◆ **Entries with chart source code**
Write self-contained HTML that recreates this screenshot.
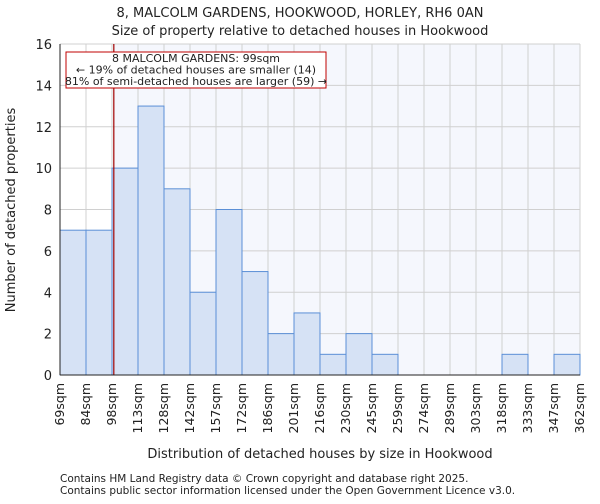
<!DOCTYPE html>
<html><head><meta charset="utf-8"><style>
body{margin:0;background:#fff;font-family:"DejaVu Sans","Liberation Sans",sans-serif}
text{font-family:"DejaVu Sans","Liberation Sans",sans-serif;fill:#222}
</style></head><body>
<svg id="c" width="600" height="500"></svg>
<script>
const categories=["69sqm","84sqm","98sqm","113sqm","128sqm","142sqm","157sqm","172sqm","186sqm","201sqm","216sqm","230sqm","245sqm","259sqm","274sqm","289sqm","303sqm","318sqm","333sqm","347sqm","362sqm"];
const counts=[7,7,10,13,9,4,8,5,2,3,1,2,1,0,0,0,0,1,0,1];
const yTicks=[0,2,4,6,8,10,12,14,16];
const propertyBin=2.07;
const svg=document.getElementById('c');const NS='http://www.w3.org/2000/svg';
const L=60,R=580,T=44,B=375,yMax=16;
const x=i=>L+(R-L)*i/counts.length;
const y=v=>B-(B-T)*v/yMax;
function mk(t,a,txt){const e=document.createElementNS(NS,t);for(const k in a)e.setAttribute(k,a[k]);if(txt!=null)e.textContent=txt;svg.appendChild(e);return e;}
let e;
e=mk('rect',{x:L,y:T,width:R-L,height:B-T,fill:'#f5f7fd'});


e=mk('rect',{x:L,y:T,width:x(propertyBin)-L,height:B-T,fill:'#ffffff'});


yTicks.forEach(v=>{e=mk('line',{x1:L,x2:R,y1:y(v),y2:y(v),stroke:'#d0d0d0','stroke-width':1});


e=mk('text',{x:L-8,y:y(v)+5,'text-anchor':'end','font-size':13},v);

});
categories.forEach((c,i)=>{e=mk('line',{x1:x(i),x2:x(i),y1:T,y2:B,stroke:'#d0d0d0','stroke-width':1});


const tx=x(i)+4,ty=B+8;
e=mk('text',{x:tx,y:ty,'text-anchor':'end','font-size':12.5,transform:`rotate(-90 ${tx} ${ty})`},c);

});
counts.forEach((v,i)=>{if(v<=0)return;e=mk('rect',{x:x(i),y:y(v),width:x(i+1)-x(i),height:B-y(v),fill:'#d6e2f5',stroke:'#5b8fd6','stroke-width':1});

});
e=mk('line',{x1:x(propertyBin),x2:x(propertyBin),y1:T,y2:B,stroke:'#a00000','stroke-width':1.2});


e=mk('rect',{x:66,y:52,width:260,height:36,fill:'#fff',stroke:'#c00000','stroke-width':1});


["8 MALCOLM GARDENS: 99sqm","← 19% of detached houses are smaller (14)","81% of semi-detached houses are larger (59) →"].forEach((t,i)=>{e=mk('text',{x:196,y:62+i*11.5,'text-anchor':'middle','font-size':11},t);

});
e=mk('line',{x1:L,x2:L,y1:T,y2:B,stroke:'#222'});
e=mk('line',{x1:L,x2:R,y1:B,y2:B,stroke:'#222'});
e=mk('text',{x:300,y:17,'text-anchor':'middle','font-size':13},'8, MALCOLM GARDENS, HOOKWOOD, HORLEY, RH6 0AN');
e=mk('text',{x:300,y:35,'text-anchor':'middle','font-size':13},'Size of property relative to detached houses in Hookwood');
e=mk('text',{x:15,y:210,'text-anchor':'middle','font-size':13,transform:'rotate(-90 15 210)'},'Number of detached properties');
e=mk('text',{x:320,y:458,'text-anchor':'middle','font-size':13},'Distribution of detached houses by size in Hookwood');
e=mk('text',{x:60,y:482,'font-size':10.5},'Contains HM Land Registry data © Crown copyright and database right 2025.');
e=mk('text',{x:60,y:494,'font-size':10.5},'Contains public sector information licensed under the Open Government Licence v3.0.');
</script></body></html>
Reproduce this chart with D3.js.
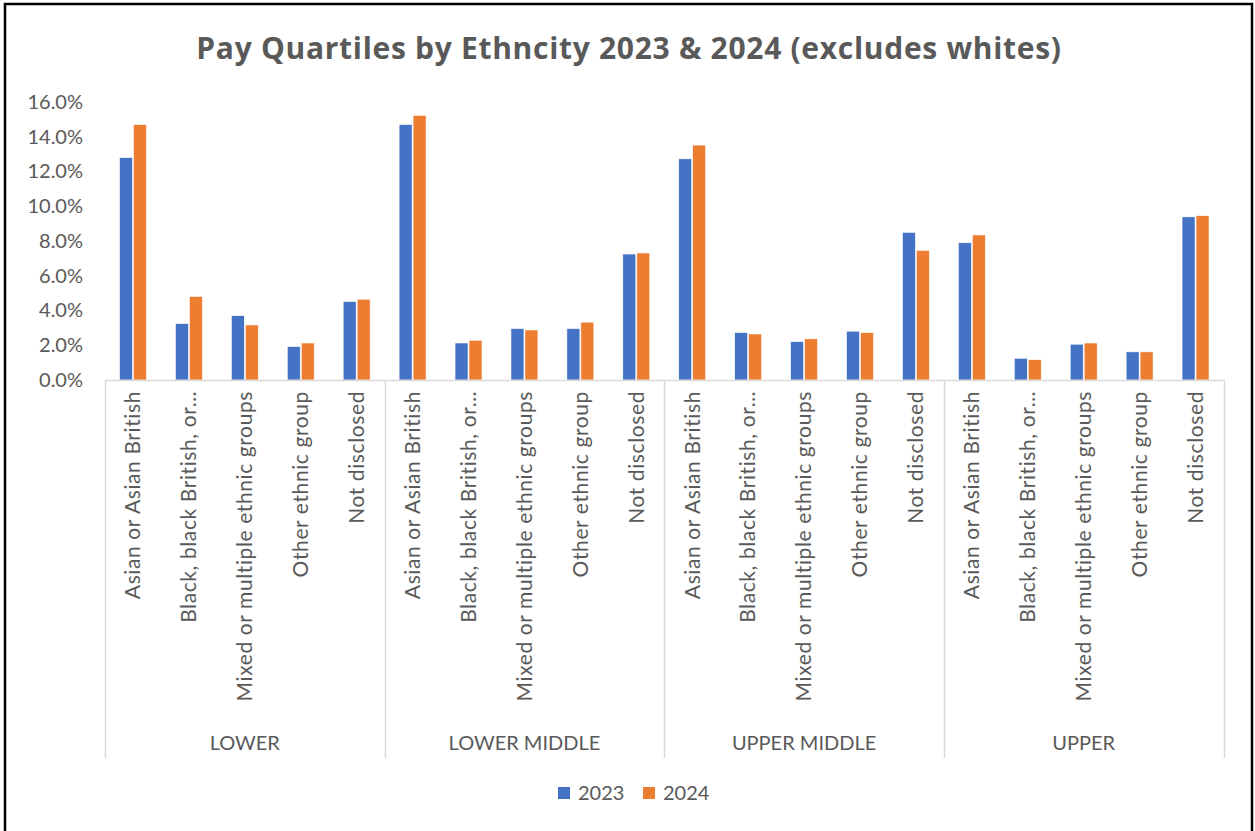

◆ **DIRECTIVE**
Without the pictures, copy the entries from their first line through the line containing "19% of detached", and only those lines.

◆ **TASK OUTPUT**
Write self-contained HTML that recreates this screenshot.
<!DOCTYPE html>
<html><head><meta charset="utf-8"><style>
body{margin:0;background:#fff;font-family:"DejaVu Sans","Liberation Sans",sans-serif}
text{font-family:"DejaVu Sans","Liberation Sans",sans-serif;fill:#222}
</style></head><body>
<svg id="c" width="600" height="500"></svg>
<script>
const categories=["69sqm","84sqm","98sqm","113sqm","128sqm","142sqm","157sqm","172sqm","186sqm","201sqm","216sqm","230sqm","245sqm","259sqm","274sqm","289sqm","303sqm","318sqm","333sqm","347sqm","362sqm"];
const counts=[7,7,10,13,9,4,8,5,2,3,1,2,1,0,0,0,0,1,0,1];
const yTicks=[0,2,4,6,8,10,12,14,16];
const propertyBin=2.07;
const svg=document.getElementById('c');const NS='http://www.w3.org/2000/svg';
const L=60,R=580,T=44,B=375,yMax=16;
const x=i=>L+(R-L)*i/counts.length;
const y=v=>B-(B-T)*v/yMax;
function mk(t,a,txt){const e=document.createElementNS(NS,t);for(const k in a)e.setAttribute(k,a[k]);if(txt!=null)e.textContent=txt;svg.appendChild(e);return e;}
let e;
e=mk('rect',{x:L,y:T,width:R-L,height:B-T,fill:'#f5f7fd'});


e=mk('rect',{x:L,y:T,width:x(propertyBin)-L,height:B-T,fill:'#ffffff'});


yTicks.forEach(v=>{e=mk('line',{x1:L,x2:R,y1:y(v),y2:y(v),stroke:'#d0d0d0','stroke-width':1});


e=mk('text',{x:L-8,y:y(v)+5,'text-anchor':'end','font-size':13},v);

});
categories.forEach((c,i)=>{e=mk('line',{x1:x(i),x2:x(i),y1:T,y2:B,stroke:'#d0d0d0','stroke-width':1});


const tx=x(i)+4,ty=B+8;
e=mk('text',{x:tx,y:ty,'text-anchor':'end','font-size':12.5,transform:`rotate(-90 ${tx} ${ty})`},c);

});
counts.forEach((v,i)=>{if(v<=0)return;e=mk('rect',{x:x(i),y:y(v),width:x(i+1)-x(i),height:B-y(v),fill:'#d6e2f5',stroke:'#5b8fd6','stroke-width':1});

});
e=mk('line',{x1:x(propertyBin),x2:x(propertyBin),y1:T,y2:B,stroke:'#a00000','stroke-width':1.2});


e=mk('rect',{x:66,y:52,width:260,height:36,fill:'#fff',stroke:'#c00000','stroke-width':1});


["8 MALCOLM GARDENS: 99sqm","← 19% of detached houses are smaller (14)","81% of semi-detached houses are larger (59) →"].forEach((t,i)=>{e=mk('text',{x:196,y:62+i*11.5,'text-anchor':'middle','font-size':11},t);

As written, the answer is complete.